++++ Data lines

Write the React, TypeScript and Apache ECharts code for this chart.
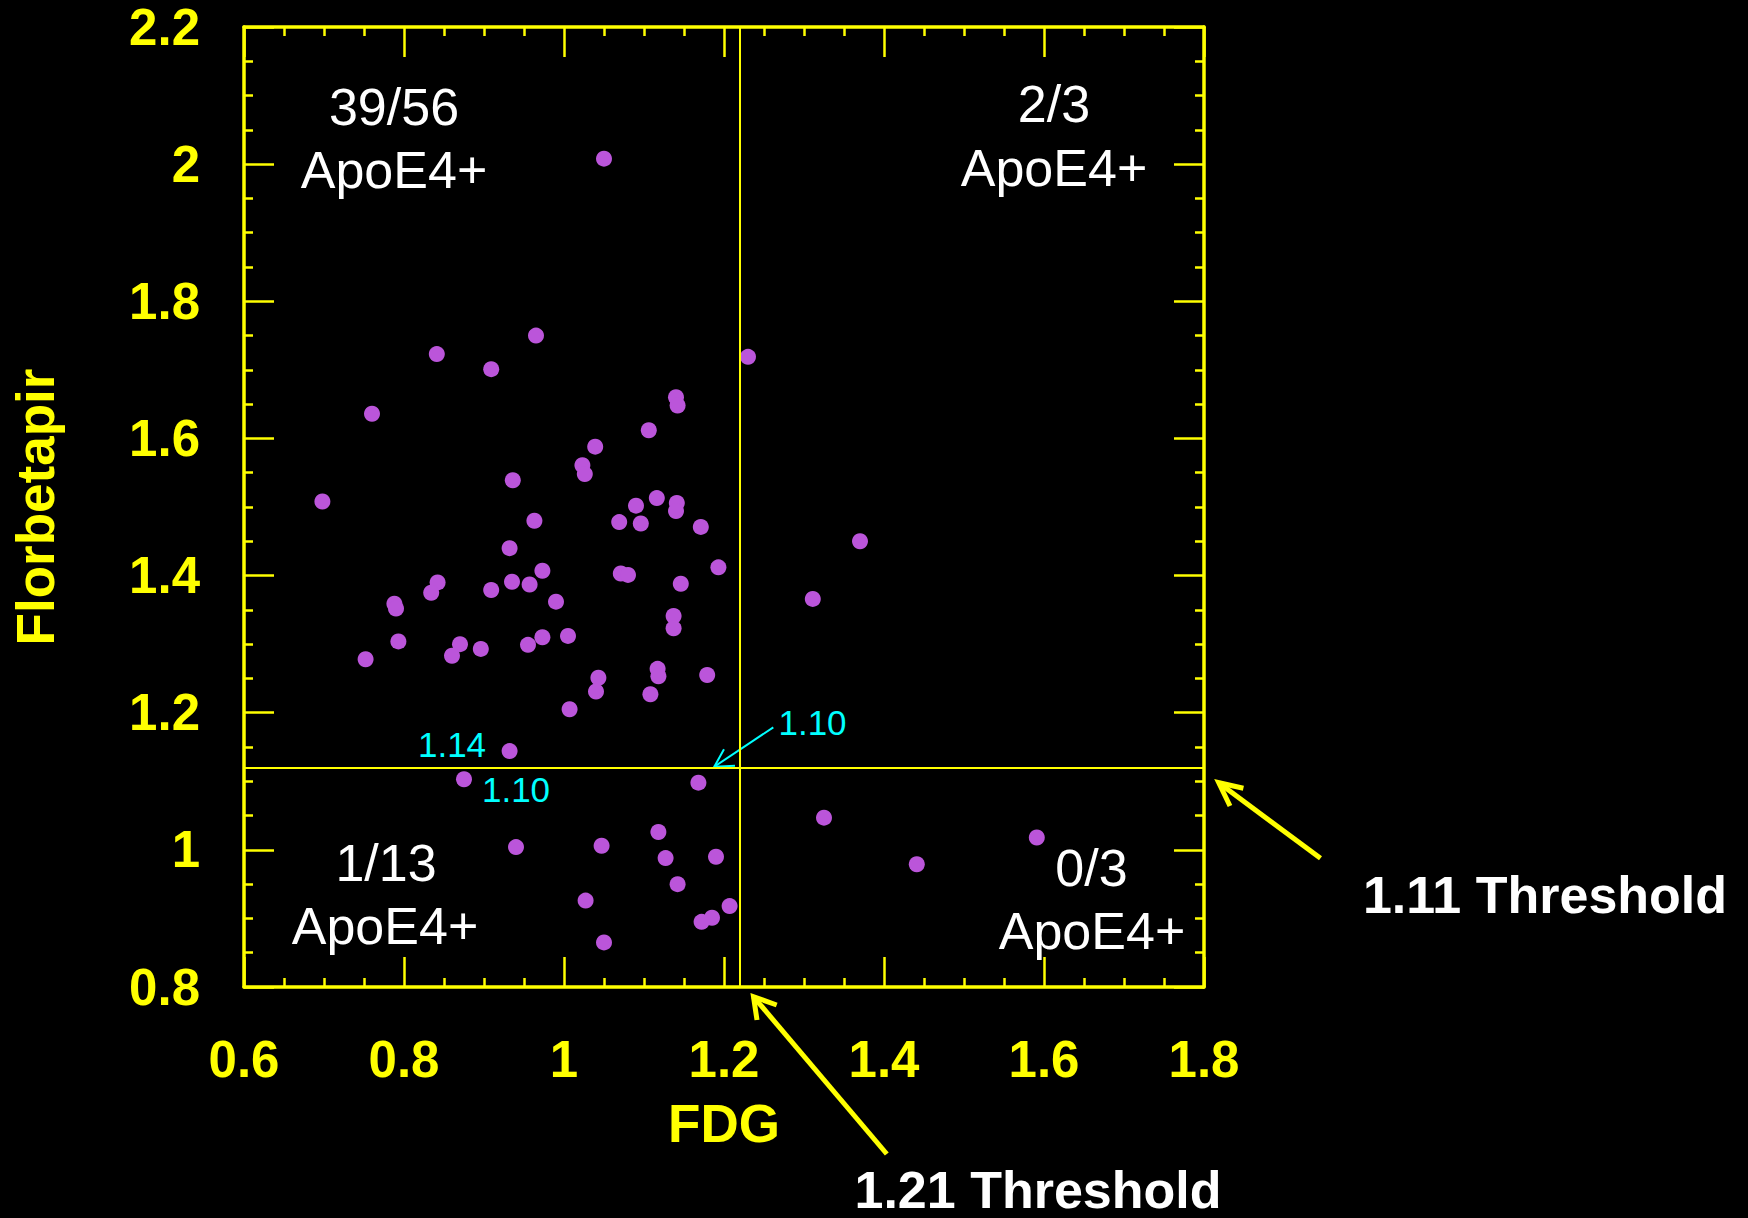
import React, { useEffect, useRef } from "react";
import * as echarts from "echarts";

// FDG (x) and Florbetapir (y) values, one entry per subject
const fdg = [
  0.965, 0.841, 0.909, 0.760, 0.936, 0.698, 0.963, 0.932, 0.973, 1.140,
  1.142, 1.106, 1.039, 1.023, 1.026, 1.116, 1.141, 1.140, 1.090, 1.069,
  1.096, 1.171, 1.193, 1.071, 1.080, 1.146, 0.842, 0.834, 0.909, 0.935,
  0.957, 0.788, 0.790, 0.990, 0.793, 0.752, 0.870, 0.860, 0.896, 0.955,
  0.973, 0.932, 1.137, 1.137, 1.005, 1.043, 1.040, 1.117, 1.118, 1.179,
  1.108, 1.007, 1.050,
  1.230, 1.311, 1.370,
  0.875, 1.168, 0.940, 1.047, 1.118, 1.127, 1.190, 1.142, 1.027, 1.207,
  1.185, 1.172, 1.050,
  1.325, 1.441, 1.591,
];
const florbetapir = [
  1.750, 1.723, 1.701, 1.636, 1.539, 1.508, 1.480, 1.440, 1.407, 1.660,
  1.648, 1.612, 1.588, 1.561, 1.548, 1.513, 1.506, 1.494, 1.502, 1.478,
  1.476, 1.471, 1.412, 1.403, 1.401, 1.388, 1.390, 1.375, 1.379, 1.391,
  1.387, 1.359, 1.352, 1.362, 1.304, 1.278, 1.300, 1.283, 1.293, 1.299,
  1.310, 1.144, 1.341, 1.323, 1.312, 1.251, 1.231, 1.264, 1.253, 1.255,
  1.227, 1.205, 2.008,
  1.719, 1.366, 1.450,
  1.103, 1.098, 1.004, 1.006, 1.026, 0.988, 0.990, 0.950, 0.926, 0.918,
  0.901, 0.895, 0.865,
  1.047, 0.979, 1.018,
];

// threshold lines as drawn
const fdgThresholdLine = 1.219;
const florThresholdLine = 1.119;

const quadrantFractions = ["39/56", "2/3", "1/13", "0/3"];
const quadrantSub = "ApoE4+";
const cyanLabels = ["1.14", "1.10", "1.10"];
const thresholdLabels = ["1.11 Threshold", "1.21 Threshold"];

const Y = "#FFFF00";
const CYAN = "#00FFFF";
const FONT = '"Liberation Sans", Arial, sans-serif';

export default function App() {
  const ref = useRef<HTMLDivElement>(null);
  useEffect(() => {
    if (!ref.current) return;
    const chart = echarts.init(ref.current, null, { renderer: "svg" });
    const data = fdg.map((x, i) => [x, florbetapir[i]]);

    const axisCommon = {
      type: "value" as const,
      axisLine: { show: true, onZero: false, lineStyle: { color: Y, width: 3.5 } },
      axisTick: { show: true, inside: true, length: 30, lineStyle: { color: Y, width: 2.5 } },
      minorTick: { show: true, splitNumber: 4, length: 9, lineStyle: { color: Y, width: 2.5 } },
      splitLine: { show: false },
      minorSplitLine: { show: false },
    };
    const tickLabel = {
      color: Y,
      fontFamily: FONT,
      fontWeight: "bold" as const,
      fontSize: 51,
    };
    const nameStyle = {
      color: Y,
      fontFamily: FONT,
      fontWeight: "bold" as const,
      fontSize: 53,
    };

    const qText = (t: string, x: number, y: number) => ({
      type: "text",
      x,
      y,
      style: {
        text: t,
        fill: "#FFFFFF",
        font: `normal 52px ${FONT}`,
        align: "center",
        verticalAlign: "middle",
      },
    });
    const cText = (t: string, x: number, y: number) => ({
      type: "text",
      x,
      y,
      style: {
        text: t,
        fill: CYAN,
        font: `normal 35px ${FONT}`,
        align: "center",
        verticalAlign: "middle",
      },
    });
    const bText = (t: string, x: number, y: number) => ({
      type: "text",
      x,
      y,
      style: {
        text: t,
        fill: "#FFFFFF",
        font: `bold 52px ${FONT}`,
        align: "center",
        verticalAlign: "middle",
      },
    });
    const arrow = (
      tail: number[],
      tip: number[],
      h1: number[],
      h2: number[],
      color: string,
      w: number
    ) => [
      {
        type: "line",
        shape: { x1: tail[0], y1: tail[1], x2: tip[0], y2: tip[1] },
        style: { stroke: color, lineWidth: w },
      },
      {
        type: "polyline",
        shape: { points: [h1, tip, h2] },
        style: { stroke: color, lineWidth: w, fill: "none" },
      },
    ];

    const option = {
      backgroundColor: "#000000",
      animation: false,
      grid: { left: 244, top: 27, width: 960, height: 960 },
      xAxis: [
        {
          ...axisCommon,
          position: "bottom",
          min: 0.6,
          max: 1.8,
          interval: 0.2,
          axisLabel: { ...tickLabel, margin: 47 },
          name: "FDG",
          nameLocation: "middle",
          nameGap: 110,
          nameTextStyle: nameStyle,
        },
        {
          ...axisCommon,
          position: "top",
          min: 0.6,
          max: 1.8,
          interval: 0.2,
          axisLabel: { show: false },
        },
      ],
      yAxis: [
        {
          ...axisCommon,
          position: "left",
          min: 0.8,
          max: 2.2,
          interval: 0.2,
          axisLabel: { ...tickLabel, margin: 44 },
          name: "Florbetapir",
          nameLocation: "middle",
          nameGap: 182,
          nameRotate: 90,
          nameTextStyle: nameStyle,
        },
        {
          ...axisCommon,
          position: "right",
          min: 0.8,
          max: 2.2,
          interval: 0.2,
          axisLabel: { show: false },
        },
      ],
      series: [
        {
          type: "scatter",
          xAxisIndex: 0,
          yAxisIndex: 0,
          data,
          symbol: "circle",
          symbolSize: 16,
          itemStyle: { color: "#BB55DA", opacity: 1 },
          markLine: {
            silent: true,
            symbol: ["none", "none"],
            label: { show: false },
            lineStyle: { color: Y, width: 2, type: "solid" },
            data: [{ xAxis: fdgThresholdLine }, { yAxis: florThresholdLine }],
          },
        },
      ],
      graphic: [
        qText(quadrantFractions[0], 394, 107),
        qText(quadrantSub, 394, 170),
        qText(quadrantFractions[1], 1054, 104),
        qText(quadrantSub, 1054, 167.5),
        qText(quadrantFractions[2], 386, 862.5),
        qText(quadrantSub, 385, 926),
        qText(quadrantFractions[3], 1091.5, 868),
        qText(quadrantSub, 1092, 930.5),
        cText(cyanLabels[0], 452, 744.5),
        cText(cyanLabels[1], 516, 789.5),
        cText(cyanLabels[2], 812.5, 722.5),
        ...arrow([773.3, 727.3], [714.3, 766.7], [724, 749.3], [735, 765.7], CYAN, 2),
        bText(thresholdLabels[0], 1545, 895),
        bText(thresholdLabels[1], 1038, 1190),
        ...arrow([1320.5, 858.3], [1218.7, 782.7], [1230, 806], [1243.4, 788.3], Y, 5),
        ...arrow([886.8, 1154], [753.5, 996.7], [757, 1020], [776.7, 1005], Y, 5),
      ],
    };
    chart.setOption(option as any);
    return () => chart.dispose();
  }, []);
  return (
    <div
      ref={ref}
      style={{ position: "absolute", left: 0, top: 0, width: 1748, height: 1218, background: "#000" }}
    />
  );
}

++++++++

__Stated problem__
Quote in full the listing given above; the images are to be left out.

__Result for this task__
Write the React, TypeScript and Apache ECharts code for this chart.
import React, { useEffect, useRef } from "react";
import * as echarts from "echarts";

// FDG (x) and Florbetapir (y) values, one entry per subject
const fdg = [
  0.965, 0.841, 0.909, 0.760, 0.936, 0.698, 0.963, 0.932, 0.973, 1.140,
  1.142, 1.106, 1.039, 1.023, 1.026, 1.116, 1.141, 1.140, 1.090, 1.069,
  1.096, 1.171, 1.193, 1.071, 1.080, 1.146, 0.842, 0.834, 0.909, 0.935,
  0.957, 0.788, 0.790, 0.990, 0.793, 0.752, 0.870, 0.860, 0.896, 0.955,
  0.973, 0.932, 1.137, 1.137, 1.005, 1.043, 1.040, 1.117, 1.118, 1.179,
  1.108, 1.007, 1.050,
  1.230, 1.311, 1.370,
  0.875, 1.168, 0.940, 1.047, 1.118, 1.127, 1.190, 1.142, 1.027, 1.207,
  1.185, 1.172, 1.050,
  1.325, 1.441, 1.591,
];
const florbetapir = [
  1.750, 1.723, 1.701, 1.636, 1.539, 1.508, 1.480, 1.440, 1.407, 1.660,
  1.648, 1.612, 1.588, 1.561, 1.548, 1.513, 1.506, 1.494, 1.502, 1.478,
  1.476, 1.471, 1.412, 1.403, 1.401, 1.388, 1.390, 1.375, 1.379, 1.391,
  1.387, 1.359, 1.352, 1.362, 1.304, 1.278, 1.300, 1.283, 1.293, 1.299,
  1.310, 1.144, 1.341, 1.323, 1.312, 1.251, 1.231, 1.264, 1.253, 1.255,
  1.227, 1.205, 2.008,
  1.719, 1.366, 1.450,
  1.103, 1.098, 1.004, 1.006, 1.026, 0.988, 0.990, 0.950, 0.926, 0.918,
  0.901, 0.895, 0.865,
  1.047, 0.979, 1.018,
];

// threshold lines as drawn
const fdgThresholdLine = 1.219;
const florThresholdLine = 1.119;

const quadrantFractions = ["39/56", "2/3", "1/13", "0/3"];
const quadrantSub = "ApoE4+";
const cyanLabels = ["1.14", "1.10", "1.10"];
const thresholdLabels = ["1.11 Threshold", "1.21 Threshold"];

const Y = "#FFFF00";
const CYAN = "#00FFFF";
const FONT = '"Liberation Sans", Arial, sans-serif';

export default function App() {
  const ref = useRef<HTMLDivElement>(null);
  useEffect(() => {
    if (!ref.current) return;
    const chart = echarts.init(ref.current, null, { renderer: "svg" });
    const data = fdg.map((x, i) => [x, florbetapir[i]]);

    const axisCommon = {
      type: "value" as const,
      axisLine: { show: true, onZero: false, lineStyle: { color: Y, width: 3.5 } },
      axisTick: { show: true, inside: true, length: 30, lineStyle: { color: Y, width: 2.5 } },
      minorTick: { show: true, splitNumber: 4, length: 9, lineStyle: { color: Y, width: 2.5 } },
      splitLine: { show: false },
      minorSplitLine: { show: false },
    };
    const tickLabel = {
      color: Y,
      fontFamily: FONT,
      fontWeight: "bold" as const,
      fontSize: 51,
    };
    const nameStyle = {
      color: Y,
      fontFamily: FONT,
      fontWeight: "bold" as const,
      fontSize: 53,
    };

    const qText = (t: string, x: number, y: number) => ({
      type: "text",
      x,
      y,
      style: {
        text: t,
        fill: "#FFFFFF",
        font: `normal 52px ${FONT}`,
        align: "center",
        verticalAlign: "middle",
      },
    });
    const cText = (t: string, x: number, y: number) => ({
      type: "text",
      x,
      y,
      style: {
        text: t,
        fill: CYAN,
        font: `normal 35px ${FONT}`,
        align: "center",
        verticalAlign: "middle",
      },
    });
    const bText = (t: string, x: number, y: number) => ({
      type: "text",
      x,
      y,
      style: {
        text: t,
        fill: "#FFFFFF",
        font: `bold 52px ${FONT}`,
        align: "center",
        verticalAlign: "middle",
      },
    });
    const arrow = (
      tail: number[],
      tip: number[],
      h1: number[],
      h2: number[],
      color: string,
      w: number
    ) => [
      {
        type: "line",
        shape: { x1: tail[0], y1: tail[1], x2: tip[0], y2: tip[1] },
        style: { stroke: color, lineWidth: w },
      },
      {
        type: "polyline",
        shape: { points: [h1, tip, h2] },
        style: { stroke: color, lineWidth: w, fill: "none" },
      },
    ];

    const option = {
      backgroundColor: "#000000",
      animation: false,
      grid: { left: 244, top: 27, width: 960, height: 960 },
      xAxis: [
        {
          ...axisCommon,
          position: "bottom",
          min: 0.6,
          max: 1.8,
          interval: 0.2,
          axisLabel: { ...tickLabel, margin: 47 },
          name: "FDG",
          nameLocation: "middle",
          nameGap: 110,
          nameTextStyle: nameStyle,
        },
        {
          ...axisCommon,
          position: "top",
          min: 0.6,
          max: 1.8,
          interval: 0.2,
          axisLabel: { show: false },
        },
      ],
      yAxis: [
        {
          ...axisCommon,
          position: "left",
          min: 0.8,
          max: 2.2,
          interval: 0.2,
          axisLabel: { ...tickLabel, margin: 44 },
          name: "Florbetapir",
          nameLocation: "middle",
          nameGap: 182,
          nameRotate: 90,
          nameTextStyle: nameStyle,
        },
        {
          ...axisCommon,
          position: "right",
          min: 0.8,
          max: 2.2,
          interval: 0.2,
          axisLabel: { show: false },
        },
      ],
      series: [
        {
          type: "scatter",
          xAxisIndex: 0,
          yAxisIndex: 0,
          data,
          symbol: "circle",
          symbolSize: 16,
          itemStyle: { color: "#BB55DA", opacity: 1 },
          markLine: {
            silent: true,
            symbol: ["none", "none"],
            label: { show: false },
            lineStyle: { color: Y, width: 2, type: "solid" },
            data: [{ xAxis: fdgThresholdLine }, { yAxis: florThresholdLine }],
          },
        },
      ],
      graphic: [
        qText(quadrantFractions[0], 394, 107),
        qText(quadrantSub, 394, 170),
        qText(quadrantFractions[1], 1054, 104),
        qText(quadrantSub, 1054, 167.5),
        qText(quadrantFractions[2], 386, 862.5),
        qText(quadrantSub, 385, 926),
        qText(quadrantFractions[3], 1091.5, 868),
        qText(quadrantSub, 1092, 930.5),
        cText(cyanLabels[0], 452, 744.5),
        cText(cyanLabels[1], 516, 789.5),
        cText(cyanLabels[2], 812.5, 722.5),
        ...arrow([773.3, 727.3], [714.3, 766.7], [724, 749.3], [735, 765.7], CYAN, 2),
        bText(thresholdLabels[0], 1545, 895),
        bText(thresholdLabels[1], 1038, 1190),
        ...arrow([1320.5, 858.3], [1218.7, 782.7], [1230, 806], [1243.4, 788.3], Y, 5),
        ...arrow([886.8, 1154], [753.5, 996.7], [757, 1020], [776.7, 1005], Y, 5),
      ],
    };
    chart.setOption(option as any);
    return () => chart.dispose();
  }, []);
  return (
    <div
      ref={ref}
      style={{ position: "absolute", left: 0, top: 0, width: 1748, height: 1218, background: "#000" }}
    />
  );
}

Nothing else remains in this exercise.